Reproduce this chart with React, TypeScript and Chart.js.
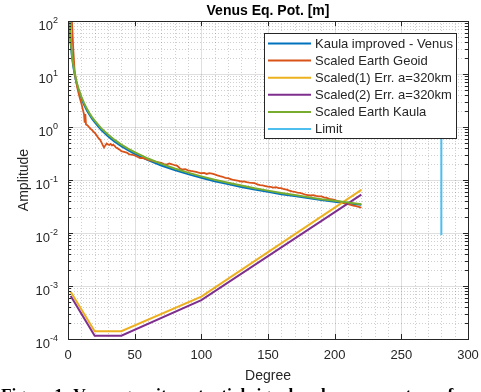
import React, { useEffect, useRef } from "react";
import { Chart, registerables } from "chart.js";
Chart.register(...registerables);

const TITLE = "Venus Eq. Pot. [m]";
const X_LABEL = "Degree";
const Y_LABEL = "Amplitude";
const CAPTION = "Figure 1: Venus gravity potential signal and error spectrum for";

const seriesNames = [
  "Kaula improved - Venus",
  "Scaled Earth Geoid",
  "Scaled(1) Err. a=320km",
  "Scaled(2) Err. a=320km",
  "Scaled Earth Kaula",
  "Limit",
];
const seriesColors = ["#0072BD", "#D95319", "#EDB120", "#7E2F8E", "#77AC30", "#4DBEEE"];

const xTicks = [0, 50, 100, 150, 200, 250, 300];
const yExponents = [-4, -3, -2, -1, 0, 1, 2];

const kaulaDeg = [1, 2, 3, 4, 5, 6, 7, 8, 10, 12, 14, 16, 18, 20, 25, 30, 35, 40, 45, 50, 60, 70, 80, 90, 100, 110, 120, 130, 140, 150, 160, 170, 180, 190, 200, 210, 220];
const kaulaVenus = [110, 39, 21, 13.8, 9.8, 7.5, 5.9, 4.9, 3.5, 2.65, 2.1, 1.72, 1.44, 1.23, 0.88, 0.67, 0.53, 0.435, 0.365, 0.31, 0.237, 0.188, 0.154, 0.129, 0.11, 0.095, 0.084, 0.074, 0.066, 0.06, 0.054, 0.05, 0.0455, 0.042, 0.039, 0.036, 0.034];
const earthKaula = [118, 42, 22.5, 14.8, 10.5, 8, 6.3, 5.2, 3.75, 2.85, 2.25, 1.84, 1.54, 1.32, 0.94, 0.72, 0.57, 0.465, 0.39, 0.335, 0.254, 0.201, 0.165, 0.138, 0.117, 0.101, 0.089, 0.079, 0.07, 0.063, 0.057, 0.052, 0.0475, 0.0435, 0.0405, 0.0375, 0.035];

const geoidDeg = [2, 3, 4, 5, 6, 7, 8, 9, 10, 11, 12, 12.5, 13, 13.5, 14, 15, 16, 17, 18, 19, 20, 21, 22, 23, 24, 25, 26, 27, 28, 29, 30, 31, 32, 33, 34, 35, 36, 37, 38, 39, 40,
  42, 44, 46, 48, 50, 52, 54, 56, 58, 60, 62, 64, 66, 68, 70, 72, 74, 76, 78, 80, 82, 84, 86, 88, 90, 92, 94, 96, 98, 100,
  102, 104, 106, 108, 110, 112, 114, 116, 118, 120, 122, 124, 126, 128, 130, 132, 134, 136, 138, 140, 142, 144, 146, 148, 150,
  152, 154, 156, 158, 160, 162, 164, 166, 168, 170, 172, 174, 176, 178, 180, 182, 184, 186, 188, 190, 192, 194, 196, 198, 200,
  202, 204, 206, 208, 210, 212, 214, 216, 218, 220];
const earthGeoid = [500, 95, 28, 11, 7.5, 5.5, 4.3, 3.4, 2.8, 2.2, 1.75, 1.2, 1.75, 1.12, 1.1, 1.05, 0.98, 0.92, 0.88, 0.82, 0.78, 0.72, 0.66, 0.61, 0.58, 0.52, 0.46, 0.41, 0.45, 0.49, 0.47, 0.46, 0.48, 0.45, 0.46, 0.44, 0.41, 0.4, 0.38, 0.37, 0.35,
  0.34, 0.33, 0.305, 0.3, 0.29, 0.275, 0.26, 0.262, 0.25, 0.24, 0.235, 0.228, 0.22, 0.215, 0.21, 0.2, 0.195, 0.205, 0.198, 0.19, 0.185, 0.165, 0.158, 0.16, 0.152, 0.148, 0.145, 0.142, 0.138, 0.134,
  0.136, 0.13, 0.135, 0.132, 0.128, 0.122, 0.118, 0.115, 0.11, 0.108, 0.104, 0.1, 0.098, 0.096, 0.093, 0.094, 0.091, 0.089, 0.088, 0.087, 0.083, 0.08, 0.079, 0.077, 0.075,
  0.074, 0.072, 0.073, 0.07, 0.07, 0.067, 0.066, 0.063, 0.061, 0.06, 0.058, 0.057, 0.055, 0.053, 0.052, 0.051, 0.052, 0.05, 0.049, 0.049, 0.047, 0.046, 0.044, 0.043, 0.042,
  0.04, 0.039, 0.037, 0.036, 0.035, 0.034, 0.033, 0.032, 0.031, 0.03];

const errDeg = [2, 20, 40, 100, 220];
const err1 = [7.8e-4, 1.4e-4, 1.4e-4, 6.3e-4, 0.065];
const err2 = [6.5e-4, 1.15e-4, 1.15e-4, 5.4e-4, 0.053];

const limitDeg = [280, 280];
const limitVals = [0.0091, 10];

const AX = "#262626";
const FONT = '"Liberation Sans", Arial, sans-serif';

function pts(xs: number[], ys: number[]) {
  return xs.map((x, i) => ({ x, y: ys[i] }));
}

const decorPlugin = {
  id: "decor",
  beforeDatasetsDraw(chart: any) {
    const { ctx, chartArea: a, scales } = chart;
    const xs = scales.x, ys = scales.y;
    ctx.save();
    ctx.strokeStyle = "rgba(38,38,38,0.22)";
    ctx.lineWidth = 1;
    ctx.setLineDash([1, 2]);
    ctx.beginPath();
    for (let v = 10; v < 300; v += 10) {
      if (v % 50 === 0) continue;
      const px = Math.round(xs.getPixelForValue(v)) + 0.5;
      ctx.moveTo(px, a.top);
      ctx.lineTo(px, a.bottom);
    }
    for (let e = -4; e < 2; e++) {
      for (let m = 2; m <= 9; m++) {
        const py = Math.round(ys.getPixelForValue(m * Math.pow(10, e))) + 0.5;
        ctx.moveTo(a.left, py);
        ctx.lineTo(a.right, py);
      }
    }
    ctx.stroke();
    ctx.setLineDash([]);
    ctx.strokeStyle = "rgba(38,38,38,0.15)";
    ctx.beginPath();
    xTicks.forEach((v) => {
      const px = Math.round(xs.getPixelForValue(v)) + 0.5;
      ctx.moveTo(px, a.top);
      ctx.lineTo(px, a.bottom);
    });
    yExponents.forEach((e) => {
      const py = Math.round(ys.getPixelForValue(Math.pow(10, e))) + 0.5;
      ctx.moveTo(a.left, py);
      ctx.lineTo(a.right, py);
    });
    ctx.stroke();
    ctx.restore();
  },
  afterDatasetsDraw(chart: any) {
    const { ctx, chartArea: a, scales } = chart;
    const xs = scales.x, ys = scales.y;
    ctx.save();
    ctx.strokeStyle = AX;
    ctx.lineWidth = 1;
    ctx.strokeRect(Math.round(a.left) + 0.5, Math.round(a.top) + 0.5, Math.round(a.right - a.left), Math.round(a.bottom - a.top));
    ctx.beginPath();
    xTicks.forEach((v) => {
      const px = Math.round(xs.getPixelForValue(v)) + 0.5;
      ctx.moveTo(px, a.bottom);
      ctx.lineTo(px, a.bottom - 5);
      ctx.moveTo(px, a.top);
      ctx.lineTo(px, a.top + 5);
    });
    for (let e = -4; e <= 2; e++) {
      const py = Math.round(ys.getPixelForValue(Math.pow(10, e))) + 0.5;
      ctx.moveTo(a.left, py);
      ctx.lineTo(a.left + 5, py);
      ctx.moveTo(a.right, py);
      ctx.lineTo(a.right - 5, py);
      if (e < 2) {
        for (let m = 2; m <= 9; m++) {
          const pm = Math.round(ys.getPixelForValue(m * Math.pow(10, e))) + 0.5;
          ctx.moveTo(a.left, pm);
          ctx.lineTo(a.left + 3, pm);
          ctx.moveTo(a.right, pm);
          ctx.lineTo(a.right - 3, pm);
        }
      }
    }
    ctx.stroke();

    ctx.fillStyle = AX;
    ctx.font = `13px ${FONT}`;
    ctx.textAlign = "center";
    ctx.textBaseline = "middle";
    xTicks.forEach((v) => {
      ctx.fillText(String(v), xs.getPixelForValue(v), a.bottom + 16);
    });
    yExponents.forEach((e) => {
      const py = ys.getPixelForValue(Math.pow(10, e));
      const expStr = e < 0 ? "-" + Math.abs(e) : String(e);
      ctx.font = `9px ${FONT}`;
      const we = ctx.measureText(expStr).width;
      ctx.font = `13px ${FONT}`;
      const wb = ctx.measureText("10").width;
      const right = a.left - 10;
      ctx.textAlign = "left";
      ctx.textBaseline = "alphabetic";
      ctx.fillText("10", right - we - wb, py + 9);
      ctx.font = `9px ${FONT}`;
      ctx.fillText(expStr, right - we, py + 2);
    });

    ctx.font = `14px ${FONT}`;
    ctx.textAlign = "center";
    ctx.textBaseline = "middle";
    ctx.fillText(X_LABEL, (a.left + a.right) / 2, a.bottom + 37);
    ctx.save();
    ctx.translate(24, (a.top + a.bottom) / 2);
    ctx.rotate(-Math.PI / 2);
    ctx.fillText(Y_LABEL, 0, 0);
    ctx.restore();
    ctx.font = `bold 14px ${FONT}`;
    ctx.fillStyle = "#000";
    ctx.fillText(TITLE, (a.left + a.right) / 2, a.top - 10);

    const lx = 264.5, ly = 33.5, lw = 192, lh = 105;
    ctx.fillStyle = "#fff";
    ctx.fillRect(lx, ly, lw, lh);
    ctx.strokeStyle = AX;
    ctx.lineWidth = 1;
    ctx.strokeRect(lx, ly, lw, lh);
    ctx.font = `13px ${FONT}`;
    ctx.textAlign = "left";
    ctx.textBaseline = "middle";
    seriesNames.forEach((name, i) => {
      const yy = 43.5 + i * 17.1;
      ctx.strokeStyle = seriesColors[i];
      ctx.lineWidth = 2;
      ctx.beginPath();
      ctx.moveTo(268, yy);
      ctx.lineTo(311, yy);
      ctx.stroke();
      ctx.fillStyle = AX;
      ctx.fillText(name, 315, yy + 0.5);
    });

    ctx.fillStyle = "#000";
    ctx.font = `bold 17.4px "Liberation Serif", "Times New Roman", serif`;
    ctx.textAlign = "left";
    ctx.textBaseline = "alphabetic";
    ctx.fillText(CAPTION, 1, 400);
    ctx.restore();
  },
};

export default function App() {
  const ref = useRef<HTMLCanvasElement>(null);
  useEffect(() => {
    if (!ref.current) return;
    const mk = (i: number, data: any[], width = 2) => ({
      label: seriesNames[i],
      data,
      borderColor: seriesColors[i],
      backgroundColor: seriesColors[i],
      borderWidth: width,
      pointRadius: 0,
      tension: 0,
      fill: false,
      order: 10 - i,
    });
    const chart = new Chart(ref.current, {
      type: "line",
      data: {
        datasets: [
          mk(0, pts(kaulaDeg, kaulaVenus)),
          mk(1, pts(geoidDeg, earthGeoid), 1.8),
          mk(2, pts(errDeg, err1)),
          mk(3, pts(errDeg, err2)),
          mk(4, pts(kaulaDeg, earthKaula)),
          mk(5, pts(limitDeg, limitVals)),
        ],
      },
      options: {
        animation: false,
        responsive: false,
        devicePixelRatio: 1,
        layout: { padding: { left: 0, right: 13, top: 21, bottom: 0 } },
        plugins: { legend: { display: false }, tooltip: { enabled: false }, title: { display: false } },
        scales: {
          x: {
            type: "linear",
            min: 0,
            max: 300,
            grid: { display: false },
            border: { display: false },
            ticks: { display: false, stepSize: 50 },
            afterFit: (s: any) => { s.height = 53; },
          },
          y: {
            type: "logarithmic",
            min: 1e-4,
            max: 100,
            grid: { display: false },
            border: { display: false },
            ticks: { display: false },
            afterFit: (s: any) => { s.width = 68; },
          },
        },
      } as any,
      plugins: [decorPlugin],
    });
    return () => chart.destroy();
  }, []);
  return (
    <div style={{ position: "fixed", left: 0, top: 0, width: 481, height: 392, overflow: "hidden", background: "#fff" }}>
      <canvas ref={ref} width={481} height={392} style={{ display: "block", width: 481, height: 392 }} />
    </div>
  );
}
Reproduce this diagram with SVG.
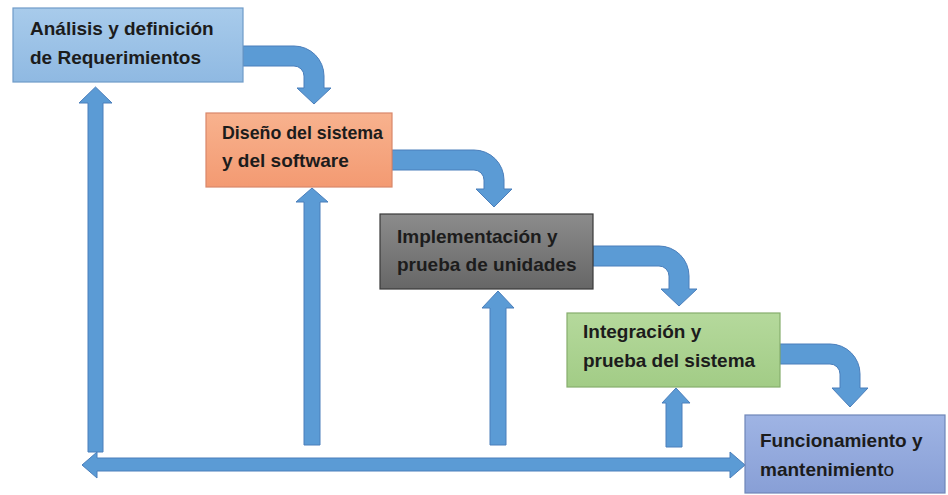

= What the exercise asks =
Transcribe the entries from their first line to the line that holds "1: Venus gravity", both included, and skip every picture.

= Finished answer =
Reproduce this chart with React, TypeScript and Chart.js.
import React, { useEffect, useRef } from "react";
import { Chart, registerables } from "chart.js";
Chart.register(...registerables);

const TITLE = "Venus Eq. Pot. [m]";
const X_LABEL = "Degree";
const Y_LABEL = "Amplitude";
const CAPTION = "Figure 1: Venus gravity potential signal and error spectrum for";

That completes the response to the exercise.